If the application meets guidelines and is approved, the
John Deere Foundation writes a check for $1,000 to the nonprofit on behalf of
the employee. The limit is one grant per employee per year, but if several
employees volunteer at the same nonprofit, they can each apply for a grant,
“If there were 10 of us who volunteered at the same
organization in the same year, the organization could, potentially, get
$10,000,” she said.
Good, Feels Good
For those who volunteer, there’s a good feeling that comes
not just from helping, but in working for a company that is so firmly committed
to being a good neighbor.
“I think by making the statement and formalizing the fact
that we do have a philosophy for volunteerism around the world, that commitment
in itself confirms the type of company this is to work for,” Ashcraft said.
“It’s not all about the mighty dollar. It’s about the
greater good. It’s about your employee satisfaction,” she said.
The program also helps to retain and recruit the top talent
— workers who expect more from their employer than 9 to 5 and a paycheck. The program
further benefits Rock Island County and the area by helping to bring the best
and the brightest to live, work and establish families in the Quad Cities.
“If you want good talent, you need to be focused on what it
is to maintain and recruit good talent. Good citizenship is a big part of that
in today’s society,” Ashcraft said.
Wirth agreed that the program also serves as a great
“It is very highly regarded by people we are trying to
recruit to work for us. Who wouldn’t want to work for a company that lets you
have paid time off to volunteer in the community?” she said.
“Companies that have strong volunteerism programs attract
employees more readily. It’s something that potential employees like, and it
also helps to retain employees and build teamwork and enthusiasm and
productivity, it supplies employee engagement,” Conrad said.

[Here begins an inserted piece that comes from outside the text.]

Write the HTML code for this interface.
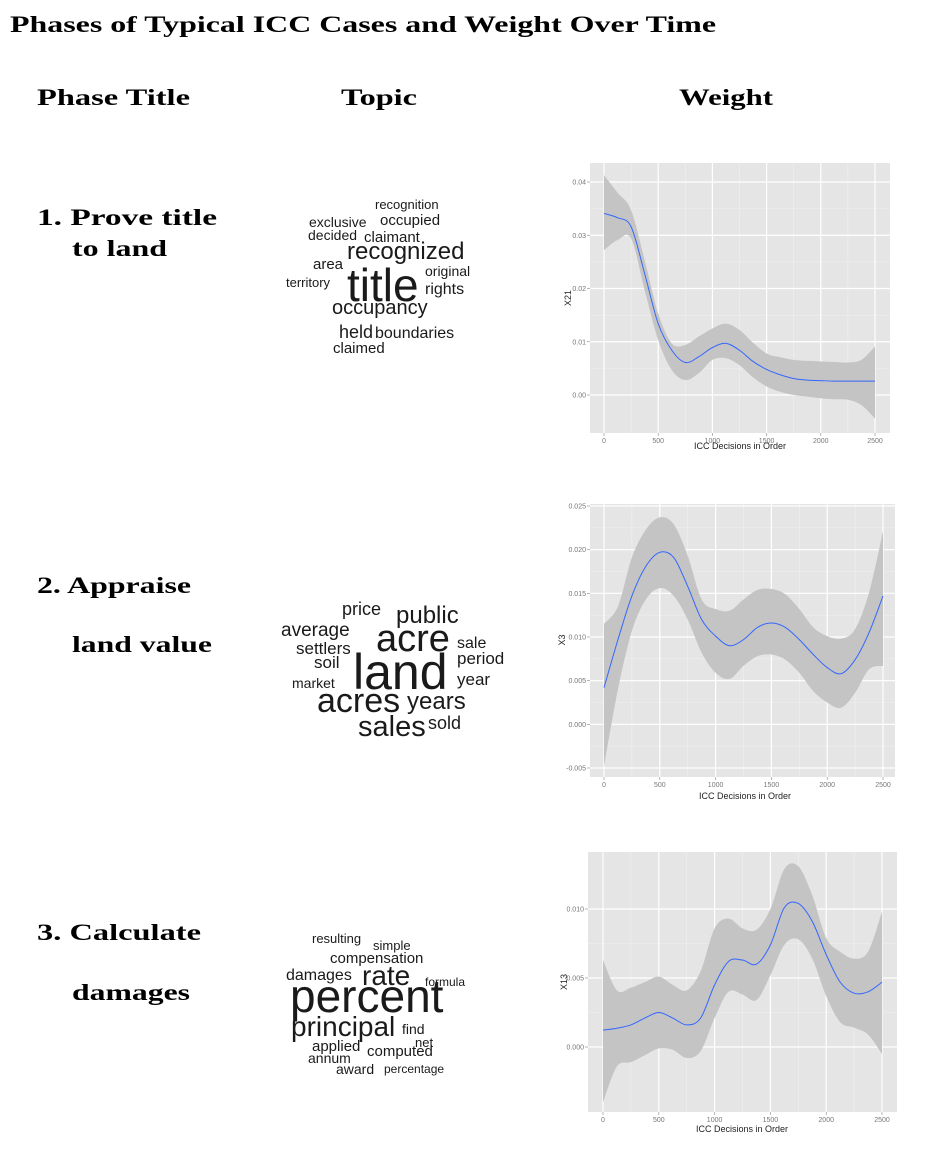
<!DOCTYPE html>
<html><head><meta charset="utf-8"><style>
html,body{margin:0;padding:0;background:#fff;}
svg{display:block;}
.hd{font-family:"Liberation Serif",serif;font-weight:bold;fill:#000;}
.wc{font-family:"Liberation Sans",sans-serif;fill:#1a1a1a;}
.tk{font-family:"Liberation Sans",sans-serif;font-size:7px;fill:#777;}
.at{font-family:"Liberation Sans",sans-serif;font-size:9px;fill:#222;}
</style></head><body>
<svg id="page" width="925" height="1151" viewBox="0 0 925 1151" xmlns="http://www.w3.org/2000/svg">
<text class="hd" x="10" y="32" font-size="23" textLength="706" lengthAdjust="spacingAndGlyphs">Phases of Typical ICC Cases and Weight Over Time</text>
<text class="hd" x="37" y="105" font-size="23" textLength="153" lengthAdjust="spacingAndGlyphs">Phase Title</text>
<text class="hd" x="341" y="105" font-size="23" textLength="76" lengthAdjust="spacingAndGlyphs">Topic</text>
<text class="hd" x="679" y="105" font-size="23" textLength="94" lengthAdjust="spacingAndGlyphs">Weight</text>

<text class="hd" x="37" y="225" font-size="23" textLength="180" lengthAdjust="spacingAndGlyphs">1. Prove title</text>
<text class="hd" x="72" y="256" font-size="23" textLength="95" lengthAdjust="spacingAndGlyphs">to land</text>
<text class="hd" x="37" y="593" font-size="23" textLength="154" lengthAdjust="spacingAndGlyphs">2. Appraise</text>
<text class="hd" x="72" y="652" font-size="23" textLength="140" lengthAdjust="spacingAndGlyphs">land value</text>
<text class="hd" x="37" y="940" font-size="23" textLength="164" lengthAdjust="spacingAndGlyphs">3. Calculate</text>
<text class="hd" x="72" y="1000" font-size="23" textLength="118" lengthAdjust="spacingAndGlyphs">damages</text>

<g>
<text class="wc" x="375" y="209" font-size="13">recognition</text>
<text class="wc" x="309" y="227" font-size="14">exclusive</text>
<text class="wc" x="380" y="225" font-size="15">occupied</text>
<text class="wc" x="308" y="240" font-size="14">decided</text>
<text class="wc" x="364" y="242" font-size="15">claimant</text>
<text class="wc" x="347" y="259" font-size="24">recognized</text>
<text class="wc" x="313" y="269" font-size="15">area</text>
<text class="wc" x="425" y="276" font-size="14">original</text>
<text class="wc" x="286" y="287" font-size="13">territory</text>
<text class="wc" x="347" y="301" font-size="46">title</text>
<text class="wc" x="425" y="294" font-size="16">rights</text>
<text class="wc" x="332" y="314" font-size="20">occupancy</text>
<text class="wc" x="339" y="338" font-size="18">held</text>
<text class="wc" x="375" y="338" font-size="16">boundaries</text>
<text class="wc" x="333" y="353" font-size="15">claimed</text>
</g>

<g>
<text class="wc" x="342" y="615" font-size="18">price</text>
<text class="wc" x="396" y="623" font-size="24">public</text>
<text class="wc" x="281" y="636" font-size="19">average</text>
<text class="wc" x="376" y="651" font-size="38">acre</text>
<text class="wc" x="457" y="648" font-size="16">sale</text>
<text class="wc" x="296" y="654" font-size="17">settlers</text>
<text class="wc" x="457" y="664" font-size="17">period</text>
<text class="wc" x="314" y="668" font-size="17">soil</text>
<text class="wc" x="353" y="689" font-size="50">land</text>
<text class="wc" x="292" y="688" font-size="14">market</text>
<text class="wc" x="457" y="685" font-size="17">year</text>
<text class="wc" x="317" y="712" font-size="34">acres</text>
<text class="wc" x="407" y="709" font-size="24">years</text>
<text class="wc" x="358" y="736" font-size="29">sales</text>
<text class="wc" x="428" y="729" font-size="18">sold</text>
</g>

<g>
<text class="wc" x="312" y="943" font-size="13">resulting</text>
<text class="wc" x="373" y="950" font-size="13">simple</text>
<text class="wc" x="330" y="963" font-size="15">compensation</text>
<text class="wc" x="286" y="980" font-size="16">damages</text>
<text class="wc" x="362" y="985" font-size="28">rate</text>
<text class="wc" x="425" y="986" font-size="12">formula</text>
<text class="wc" x="290" y="1012" font-size="46">percent</text>
<text class="wc" x="291" y="1036" font-size="28">principal</text>
<text class="wc" x="402" y="1034" font-size="14">find</text>
<text class="wc" x="415" y="1047" font-size="13">net</text>
<text class="wc" x="312" y="1051" font-size="15">applied</text>
<text class="wc" x="367" y="1056" font-size="15">computed</text>
<text class="wc" x="308" y="1063" font-size="14">annum</text>
<text class="wc" x="336" y="1074" font-size="14">award</text>
<text class="wc" x="384" y="1073" font-size="12">percentage</text>
</g>
<g id="charts"></g>
</svg>
<script>
const xValues = [0,125,250,375,500,625,750,875,1000,1125,1250,1375,1500,1625,1750,1875,2000,2125,2250,2375,2500];
const xTicks = [0,500,1000,1500,2000,2500];
const xTickLabels = ["0","500","1000","1500","2000","2500"];

const x21Mean = [.0341,.0333,.0316,.0228,.0134,.0084,.0061,.0072,.0089,.0097,.0084,.0063,.0048,.0038,.0031,.0028,.0027,.0026,.0026,.0026,.0026];
const x21Upper = [.0413,.038,.0347,.0253,.0153,.0097,.0094,.011,.0125,.0134,.0122,.0098,.0078,.0071,.0066,.0064,.0063,.0062,.0061,.0066,.0091];
const x21Lower = [.0272,.0291,.0294,.0197,.0103,.0047,.0028,.0041,.0066,.0069,.0056,.0033,.0016,.0006,0,-.0003,-.0006,-.0008,-.0009,-.0019,-.0044];
const x21Ticks = [0,0.01,0.02,0.03,0.04];
const x21TickLabels = ["0.00","0.01","0.02","0.03","0.04"];

const x3Mean = [.0042,.0097,.0147,.0181,.0197,.0191,.0158,.012,.0101,.009,.0097,.0111,.0116,.0111,.0097,.008,.0065,.0058,.0074,.0105,.0147];
const x3Upper = [.0115,.0135,.0191,.0223,.0237,.0229,.0193,.0143,.0132,.013,.0143,.0154,.0155,.0149,.0132,.0111,.0101,.0098,.0109,.0151,.0221];
const x3Lower = [-.0048,.004,.0107,.0143,.0156,.0147,.012,.0082,.0059,.0052,.0067,.0078,.008,.0074,.0059,.0038,.0025,.0019,.0036,.0063,.0067];
const x3Ticks = [-0.005,0,0.005,0.01,0.015,0.02,0.025];
const x3TickLabels = ["-0.005","0.000","0.005","0.010","0.015","0.020","0.025"];

const x13Mean = [.00123,.00136,.0016,.0021,.0025,.0021,.0016,.0021,.0045,.0062,.0063,.006,.0074,.0101,.0104,.0091,.0067,.0047,.0039,.004,.0047];
const x13Upper = [.0063,.0041,.0043,.0047,.0051,.0045,.0041,.0055,.0086,.0093,.0086,.0085,.01,.0129,.0131,.011,.0079,.0069,.0064,.0069,.0098];
const x13Lower = [-.004,-.0014,-.0011,-.0006,-.0001,-.0002,-.0008,-.0003,.0021,.004,.0038,.0034,.0052,.0074,.0078,.0064,.0037,.0018,.0014,.0009,-.0005];
const x13Ticks = [0,0.005,0.01];
const x13TickLabels = ["0.000","0.005","0.010"];

const NS = "http://www.w3.org/2000/svg";
function mk(tag, attrs, parent){ const e=document.createElementNS(NS,tag); for(const k in attrs) e.setAttribute(k,attrs[k]); parent.appendChild(e); return e; }
function smooth(pts){
  let d="M"+pts[0][0].toFixed(2)+","+pts[0][1].toFixed(2);
  for(let i=0;i<pts.length-1;i++){
    const p0=pts[Math.max(0,i-1)],p1=pts[i],p2=pts[i+1],p3=pts[Math.min(pts.length-1,i+2)];
    const c1=[p1[0]+(p2[0]-p0[0])/6,p1[1]+(p2[1]-p0[1])/6], c2=[p2[0]-(p3[0]-p1[0])/6,p2[1]-(p3[1]-p1[1])/6];
    d+="C"+c1[0].toFixed(2)+","+c1[1].toFixed(2)+" "+c2[0].toFixed(2)+","+c2[1].toFixed(2)+" "+p2[0].toFixed(2)+","+p2[1].toFixed(2);
  }
  return d;
}
function chart(cfg, name){
  const root=document.getElementById("charts");
  const g=mk("g",{},root);
  
  
  const sx=v=>cfg.x0+(v-0)/(2500)*(cfg.x1-cfg.x0);
  const sy=v=>cfg.ya+(v-cfg.va)/(cfg.vb-cfg.va)*(cfg.yb-cfg.ya);
  const panel=mk("rect",{x:cfg.px,y:cfg.py,width:cfg.pw,height:cfg.ph,fill:"#e5e5e5"},g);
  
  
  for(let i=0;i<xTicks.length-1;i++){ const m=sx((xTicks[i]+xTicks[i+1])/2); mk("line",{x1:m,x2:m,y1:cfg.py,y2:cfg.py+cfg.ph,stroke:"#f0f0f0","stroke-width":0.6},g); }
  for(let i=0;i<cfg.yt.length-1;i++){ const m=sy((cfg.yt[i]+cfg.yt[i+1])/2); mk("line",{x1:cfg.px,x2:cfg.px+cfg.pw,y1:m,y2:m,stroke:"#f0f0f0","stroke-width":0.6},g); }
  xTicks.forEach((t,i)=>{
    const x=sx(t);
    const gl=mk("line",{x1:x,x2:x,y1:cfg.py,y2:cfg.py+cfg.ph,stroke:"#fff","stroke-width":1.2},g);
    
    
    mk("line",{x1:x,x2:x,y1:cfg.py+cfg.ph,y2:cfg.py+cfg.ph+3,stroke:"#888","stroke-width":0.6},g);
    const tl=mk("text",{x:x,y:cfg.py+cfg.ph+10,"text-anchor":"middle",class:"tk"},g);
    tl.textContent=xTickLabels[i];
    
    
  });
  cfg.yt.forEach((t,i)=>{
    const y=sy(t);
    const gl=mk("line",{x1:cfg.px,x2:cfg.px+cfg.pw,y1:y,y2:y,stroke:"#fff","stroke-width":1.2},g);
    
    
    mk("line",{x1:cfg.px-3,x2:cfg.px,y1:y,y2:y,stroke:"#888","stroke-width":0.6},g);
    const tl=mk("text",{x:cfg.px-4,y:y+2.5,"text-anchor":"end",class:"tk"},g);
    tl.textContent=cfg.ytl[i];
    
    
  });
  const up=xValues.map((x,i)=>[sx(x),sy(cfg.upper[i])]);
  const lo=xValues.map((x,i)=>[sx(x),sy(cfg.lower[i])]).reverse();
  const dUp=smooth(up), dLo=smooth(lo);
  const band=mk("path",{d:dUp+"L"+dLo.slice(1)+"Z",fill:"#c4c4c4"},g);
  
  
  const ln=mk("path",{d:smooth(xValues.map((x,i)=>[sx(x),sy(cfg.mean[i])])),fill:"none",stroke:"#3366ff","stroke-width":1},g);
  
  
  const xt=mk("text",{x:cfg.xtx,y:cfg.xty,"text-anchor":"middle",class:"at"},g);
  xt.textContent="ICC Decisions in Order";
  
  
  const yt=mk("text",{x:cfg.ytx,y:cfg.yty,"text-anchor":"middle",class:"at",transform:"rotate(-90 "+cfg.ytx+" "+cfg.yty+")"},g);
  yt.textContent=cfg.ylab;
  
  
}
chart({px:590,py:163,pw:300,ph:270,x0:604,x1:875,va:0.04,ya:182,vb:0,yb:395,yt:x21Ticks,ytl:x21TickLabels,mean:x21Mean,upper:x21Upper,lower:x21Lower,xtx:740,xty:449,ytx:571,yty:298,ylab:"X21"},"chart-x21");
chart({px:590,py:504,pw:305,ph:273,x0:604,x1:883,va:0.025,ya:506,vb:-0.005,yb:768,yt:x3Ticks,ytl:x3TickLabels,mean:x3Mean,upper:x3Upper,lower:x3Lower,xtx:745,xty:799,ytx:565,yty:640,ylab:"X3"},"chart-x3");
chart({px:588,py:852,pw:309,ph:260,x0:603,x1:882,va:0.010,ya:909,vb:0,yb:1047,yt:x13Ticks,ytl:x13TickLabels,mean:x13Mean,upper:x13Upper,lower:x13Lower,xtx:742,xty:1132,ytx:567,yty:982,ylab:"X13"},"chart-x13");
</script>
</body></html>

It also helps build business relationships. Conrad said an
offer made to a supplier who wanted to work more with Deere and who also was
interested in preserving and protecting oceans and marine life led to employees
from the supplier’s company working with Deere employees on the annual
Mississippi River cleanup.
Wirth said the program further extends the connection
between John Deere and Rock Island County and the local community.
“It’s so good for our employees to be able to share the
talents they already have with their community to make our communities a better
place to live. Our employees have such great skills and talents, what better
than to share those with nonprofits to help them raise and achieve their
mission?” she said.
It’s hard not to notice one of the largest neighbors in Rock
Island County and the Quad Cities, but Wirth said the company is dedicated to
being a good neighbor on every level.
“We have an obligation to the communities where we have our
John Deere locations to be the best neighbor, not only as a company, but by
sharing our employees, as well,” she said.